_Short task_
Output the material beneath this task exactly, images excluded.
***** Information shown
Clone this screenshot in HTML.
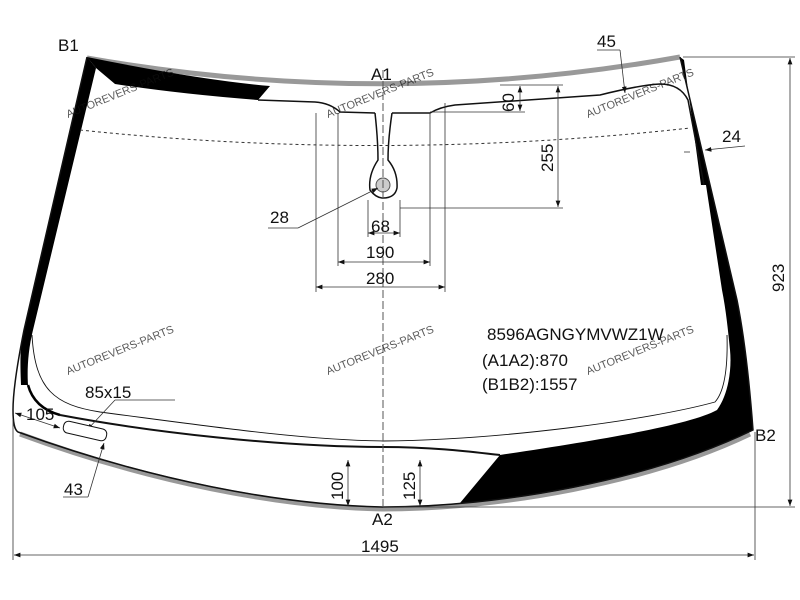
<!DOCTYPE html>
<html><head><meta charset="utf-8"><style>
html,body{margin:0;padding:0;background:#fff;width:800px;height:600px;overflow:hidden}
text{font-family:"Liberation Sans",sans-serif;fill:#111}
.w{fill:#5aa8d8;font-size:11px;opacity:.7}
</style></head><body>
<svg width="800" height="600" viewBox="0 0 800 600" xmlns="http://www.w3.org/2000/svg">
<defs><marker id="a" markerWidth="8" markerHeight="6" refX="8" refY="3" orient="auto-start-reverse"><path d="M0,0L8,3L0,6z" fill="#111"/></marker></defs>
<path d="M87,58 Q383,110 680,57" fill="none" stroke="#999" stroke-width="5"/>
<path d="M20,434 C150,482 280,507 383,509 C500,509 650,482 750,434" fill="none" stroke="#999" stroke-width="5"/>
<path d="M87,57 L96,68 L33,330 C28,350 27,370 28,385 L21,385 C20,360 20,345 24,330 Z" fill="#000"/>
<path d="M28,385 C32,400 42,410 60,415" fill="none" stroke="#000" stroke-width="2.5"/>
<path d="M87,57 Q200,80 270,86 L258,100 Q180,94 115,84 L96,68Z" fill="#000"/>
<path d="M680,57 L737,300 C745,340 750,390 753,430 C650,480 520,500 460,503 L500,455 C600,440 690,425 717,410 C728,395 732,370 730,350 C728,330 726,310 722,290 L706,185 L701,185 L684,60 Z" fill="#000"/>
<path d="M87,57 L24,330 C16,370 13,395 13,410 C13,425 15,430 18,432 C150,480 280,505 383,507 C500,507 650,480 753,430 C750,390 745,340 737,300 L680,57" fill="none" stroke="#111" stroke-width="1.5"/>
<path d="M258,100 L315,102 Q330,103 340,112 L375,113 M392,113 L430,113 Q440,107 455,105 L600,95 Q640,85 660,84 Q680,84 688,100 L704,185" fill="none" stroke="#111" stroke-width="1.5"/>
<path d="M32,335 C35,390 55,405 100,412 C200,425 300,440 383,441 C500,440 650,420 715,402 C724,392 728,370 727,335" fill="none" stroke="#111" stroke-width="0.9"/>
<path d="M60,415 C150,432 280,447 383,447 C440,447 480,453 500,455" fill="none" stroke="#111" stroke-width="2"/>
<path d="M375,113 Q378,140 378,160 Q368,175 370,190 Q376,198 383,198 Q395,198 397,188 Q398,172 388,160 Q388,140 392,113" fill="#fff" stroke="#111" stroke-width="1.5"/>
<circle cx="383" cy="185" r="7" fill="#ccc" stroke="#555"/>
<path d="M80,130 Q383,162 690,128" fill="none" stroke="#333" stroke-width="1" stroke-dasharray="3,3"/>
<line x1="383" y1="70" x2="383" y2="508" stroke="#555" stroke-width="1" stroke-dasharray="8,3"/>
<g stroke="#333" stroke-width="0.8" fill="none">
<line x1="316" y1="113" x2="316" y2="292"/><line x1="338" y1="113" x2="338" y2="266"/>
<line x1="430" y1="113" x2="430" y2="266"/><line x1="445" y1="103" x2="445" y2="292"/>
<line x1="368" y1="200" x2="368" y2="237"/><line x1="400" y1="200" x2="400" y2="237"/>
<line x1="368" y1="233" x2="400" y2="233" marker-start="url(#a)" marker-end="url(#a)"/>
<line x1="338" y1="262" x2="430" y2="262" marker-start="url(#a)" marker-end="url(#a)"/>
<line x1="316" y1="287" x2="445" y2="287" marker-start="url(#a)" marker-end="url(#a)"/>
<line x1="400" y1="208" x2="563" y2="208"/><line x1="430" y1="112" x2="525" y2="112"/><line x1="500" y1="85" x2="563" y2="85"/>
<line x1="520" y1="86" x2="520" y2="111" marker-start="url(#a)" marker-end="url(#a)"/>
<line x1="558" y1="86" x2="558" y2="207" marker-start="url(#a)" marker-end="url(#a)"/>
<line x1="268" y1="228" x2="298" y2="228"/><line x1="298" y1="228" x2="378" y2="188" marker-end="url(#a)"/>
<line x1="597" y1="50" x2="620" y2="50"/><line x1="620" y1="50" x2="625" y2="93" marker-end="url(#a)"/>
<line x1="745" y1="146" x2="705" y2="150" marker-end="url(#a)"/><line x1="684" y1="152" x2="690" y2="152"/>
<line x1="683" y1="57" x2="795" y2="57"/><line x1="383" y1="507" x2="795" y2="507"/>
<line x1="790" y1="58" x2="790" y2="506" marker-start="url(#a)" marker-end="url(#a)"/>
<line x1="13" y1="420" x2="13" y2="560"/><line x1="755" y1="432" x2="755" y2="560"/>
<line x1="14" y1="555" x2="754" y2="555" marker-start="url(#a)" marker-end="url(#a)"/>
<line x1="348" y1="460" x2="348" y2="506" marker-start="url(#a)" marker-end="url(#a)"/>
<line x1="420" y1="460" x2="420" y2="506" marker-start="url(#a)" marker-end="url(#a)"/>
<line x1="175" y1="400" x2="115" y2="400"/><line x1="115" y1="400" x2="87" y2="430" marker-end="url(#a)"/>
<line x1="63" y1="497" x2="88" y2="497"/><line x1="88" y1="497" x2="104" y2="443" marker-end="url(#a)"/>
<line x1="15" y1="413" x2="60" y2="428" marker-start="url(#a)" marker-end="url(#a)"/>
</g>
<rect x="63" y="425" width="44" height="12" rx="5" transform="rotate(13 85 431)" fill="#fff" stroke="#111"/>
<g font-size="17">
<text x="58" y="51">B1</text><text x="371" y="80">A1</text><text x="597" y="47">45</text>
<text x="722" y="142">24</text><text x="270" y="223">28</text><text x="371" y="232">68</text>
<text x="366" y="258">190</text><text x="366" y="284">280</text>
<text x="85" y="398">85x15</text><text x="26" y="420">105</text><text x="64" y="495">43</text>
<text x="372" y="525">A2</text><text x="361" y="552">1495</text><text x="755" y="441">B2</text>
<text x="487" y="340">8596AGNGYMVWZ1W</text><text x="482" y="366">(A1A2):870</text><text x="482" y="390">(B1B2):1557</text>
<text transform="translate(514,112) rotate(-90)">60</text>
<text transform="translate(553,172) rotate(-90)">255</text>
<text transform="translate(784,292) rotate(-90)">923</text>
<text transform="translate(343,500) rotate(-90)">100</text>
<text transform="translate(415,500) rotate(-90)">125</text>
</g>
<g class="w">
<text transform="translate(68,118) rotate(-22)">AUTOREVERS-PARTS</text>
<text transform="translate(328,118) rotate(-22)">AUTOREVERS-PARTS</text>
<text transform="translate(588,118) rotate(-22)">AUTOREVERS-PARTS</text>
<text transform="translate(68,375) rotate(-22)">AUTOREVERS-PARTS</text>
<text transform="translate(328,375) rotate(-22)">AUTOREVERS-PARTS</text>
<text transform="translate(588,375) rotate(-22)">AUTOREVERS-PARTS</text>
</g>
</svg>
</body></html>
**********
_Answer for this exercise_
Clone this screenshot in HTML.
<!DOCTYPE html>
<html><head><meta charset="utf-8"><style>
html,body{margin:0;padding:0;background:#fff;width:800px;height:600px;overflow:hidden}
text{font-family:"Liberation Sans",sans-serif;fill:#111}
.w{fill:#5aa8d8;font-size:11px;opacity:.7}
</style></head><body>
<svg width="800" height="600" viewBox="0 0 800 600" xmlns="http://www.w3.org/2000/svg">
<defs><marker id="a" markerWidth="8" markerHeight="6" refX="8" refY="3" orient="auto-start-reverse"><path d="M0,0L8,3L0,6z" fill="#111"/></marker></defs>
<path d="M87,58 Q383,110 680,57" fill="none" stroke="#999" stroke-width="5"/>
<path d="M20,434 C150,482 280,507 383,509 C500,509 650,482 750,434" fill="none" stroke="#999" stroke-width="5"/>
<path d="M87,57 L96,68 L33,330 C28,350 27,370 28,385 L21,385 C20,360 20,345 24,330 Z" fill="#000"/>
<path d="M28,385 C32,400 42,410 60,415" fill="none" stroke="#000" stroke-width="2.5"/>
<path d="M87,57 Q200,80 270,86 L258,100 Q180,94 115,84 L96,68Z" fill="#000"/>
<path d="M680,57 L737,300 C745,340 750,390 753,430 C650,480 520,500 460,503 L500,455 C600,440 690,425 717,410 C728,395 732,370 730,350 C728,330 726,310 722,290 L706,185 L701,185 L684,60 Z" fill="#000"/>
<path d="M87,57 L24,330 C16,370 13,395 13,410 C13,425 15,430 18,432 C150,480 280,505 383,507 C500,507 650,480 753,430 C750,390 745,340 737,300 L680,57" fill="none" stroke="#111" stroke-width="1.5"/>
<path d="M258,100 L315,102 Q330,103 340,112 L375,113 M392,113 L430,113 Q440,107 455,105 L600,95 Q640,85 660,84 Q680,84 688,100 L704,185" fill="none" stroke="#111" stroke-width="1.5"/>
<path d="M32,335 C35,390 55,405 100,412 C200,425 300,440 383,441 C500,440 650,420 715,402 C724,392 728,370 727,335" fill="none" stroke="#111" stroke-width="0.9"/>
<path d="M60,415 C150,432 280,447 383,447 C440,447 480,453 500,455" fill="none" stroke="#111" stroke-width="2"/>
<path d="M375,113 Q378,140 378,160 Q368,175 370,190 Q376,198 383,198 Q395,198 397,188 Q398,172 388,160 Q388,140 392,113" fill="#fff" stroke="#111" stroke-width="1.5"/>
<circle cx="383" cy="185" r="7" fill="#ccc" stroke="#555"/>
<path d="M80,130 Q383,162 690,128" fill="none" stroke="#333" stroke-width="1" stroke-dasharray="3,3"/>
<line x1="383" y1="70" x2="383" y2="508" stroke="#555" stroke-width="1" stroke-dasharray="8,3"/>
<g stroke="#333" stroke-width="0.8" fill="none">
<line x1="316" y1="113" x2="316" y2="292"/><line x1="338" y1="113" x2="338" y2="266"/>
<line x1="430" y1="113" x2="430" y2="266"/><line x1="445" y1="103" x2="445" y2="292"/>
<line x1="368" y1="200" x2="368" y2="237"/><line x1="400" y1="200" x2="400" y2="237"/>
<line x1="368" y1="233" x2="400" y2="233" marker-start="url(#a)" marker-end="url(#a)"/>
<line x1="338" y1="262" x2="430" y2="262" marker-start="url(#a)" marker-end="url(#a)"/>
<line x1="316" y1="287" x2="445" y2="287" marker-start="url(#a)" marker-end="url(#a)"/>
<line x1="400" y1="208" x2="563" y2="208"/><line x1="430" y1="112" x2="525" y2="112"/><line x1="500" y1="85" x2="563" y2="85"/>
<line x1="520" y1="86" x2="520" y2="111" marker-start="url(#a)" marker-end="url(#a)"/>
<line x1="558" y1="86" x2="558" y2="207" marker-start="url(#a)" marker-end="url(#a)"/>
<line x1="268" y1="228" x2="298" y2="228"/><line x1="298" y1="228" x2="378" y2="188" marker-end="url(#a)"/>
<line x1="597" y1="50" x2="620" y2="50"/><line x1="620" y1="50" x2="625" y2="93" marker-end="url(#a)"/>
<line x1="745" y1="146" x2="705" y2="150" marker-end="url(#a)"/><line x1="684" y1="152" x2="690" y2="152"/>
<line x1="683" y1="57" x2="795" y2="57"/><line x1="383" y1="507" x2="795" y2="507"/>
<line x1="790" y1="58" x2="790" y2="506" marker-start="url(#a)" marker-end="url(#a)"/>
<line x1="13" y1="420" x2="13" y2="560"/><line x1="755" y1="432" x2="755" y2="560"/>
<line x1="14" y1="555" x2="754" y2="555" marker-start="url(#a)" marker-end="url(#a)"/>
<line x1="348" y1="460" x2="348" y2="506" marker-start="url(#a)" marker-end="url(#a)"/>
<line x1="420" y1="460" x2="420" y2="506" marker-start="url(#a)" marker-end="url(#a)"/>
<line x1="175" y1="400" x2="115" y2="400"/><line x1="115" y1="400" x2="87" y2="430" marker-end="url(#a)"/>
<line x1="63" y1="497" x2="88" y2="497"/><line x1="88" y1="497" x2="104" y2="443" marker-end="url(#a)"/>
<line x1="15" y1="413" x2="60" y2="428" marker-start="url(#a)" marker-end="url(#a)"/>
</g>
<rect x="63" y="425" width="44" height="12" rx="5" transform="rotate(13 85 431)" fill="#fff" stroke="#111"/>
<g font-size="17">
<text x="58" y="51">B1</text><text x="371" y="80">A1</text><text x="597" y="47">45</text>
<text x="722" y="142">24</text><text x="270" y="223">28</text><text x="371" y="232">68</text>
<text x="366" y="258">190</text><text x="366" y="284">280</text>
<text x="85" y="398">85x15</text><text x="26" y="420">105</text><text x="64" y="495">43</text>
<text x="372" y="525">A2</text><text x="361" y="552">1495</text><text x="755" y="441">B2</text>
<text x="487" y="340">8596AGNGYMVWZ1W</text><text x="482" y="366">(A1A2):870</text><text x="482" y="390">(B1B2):1557</text>
<text transform="translate(514,112) rotate(-90)">60</text>
<text transform="translate(553,172) rotate(-90)">255</text>
<text transform="translate(784,292) rotate(-90)">923</text>
<text transform="translate(343,500) rotate(-90)">100</text>
<text transform="translate(415,500) rotate(-90)">125</text>
</g>
<g class="w">
<text transform="translate(68,118) rotate(-22)">AUTOREVERS-PARTS</text>
<text transform="translate(328,118) rotate(-22)">AUTOREVERS-PARTS</text>
<text transform="translate(588,118) rotate(-22)">AUTOREVERS-PARTS</text>
<text transform="translate(68,375) rotate(-22)">AUTOREVERS-PARTS</text>
<text transform="translate(328,375) rotate(-22)">AUTOREVERS-PARTS</text>
<text transform="translate(588,375) rotate(-22)">AUTOREVERS-PARTS</text>
</g>
</svg>
</body></html>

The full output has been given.